Danny Burns began his career as a traveling folksinger nearly 20 years ago, working both in the US and across the pond. His unique Irish roots weigh nicely into the mix of folk traditions from his native Ireland and his American influences.

He’s lived in the US for 19 years, beginning in New York City, playing bar gigs before gigging his way through New Orleans, Chicago, and the Maryland suburbs of Washington, DC, where he finally landed — although relocating to Nashville, TN may be in short order, as a home base in support of his debut CD project, North Country.

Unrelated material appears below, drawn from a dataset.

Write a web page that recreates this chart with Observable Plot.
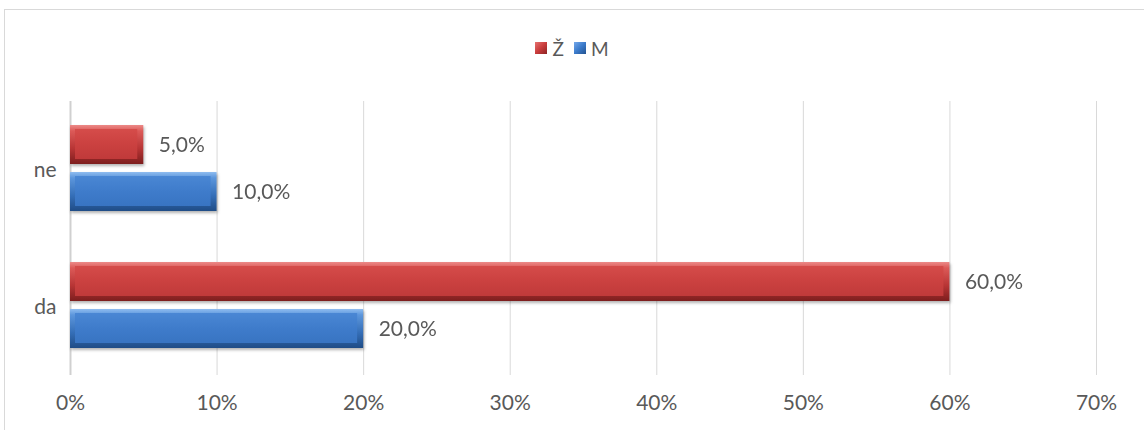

Danny spent his childhood in the Irish county of Donegal, and grew up in a family of working musicians. It was a communal experience, filled with folk songs that had been passed down from one generation to the next. “It was never about one specific musician,” he recalled. “It was about listening and learning. It was about playing a song, then passing the guitar to the person beside you, and hearing them play a song, too. There was no ego involved.”

Danny became a working musician at age 16 when family members began subbing out gigs to him. “There were always amps and PA systems and all kinds of people and musicians hanging around the house when I was a kid,” he recalled. “Gigging was really the bread and butter for our family.” Danny remembered the feeling he had getting paid to play music verses washing dishes or doing construction. “You’re out at night, and playing music, and getting paid for it – that was a really big deal,” he said.

His new self produced CD, North Country, is a collaborative album featuring appearances by bluegrass icons like Jerry Douglas, Sam Bush, Tift Merritt, and Dan Tyminski, and considered a “transatlantic folk album” that’s both “diverse and driving, filled with swooning melodies, evocative storytelling, and an elevated level of musicianship.”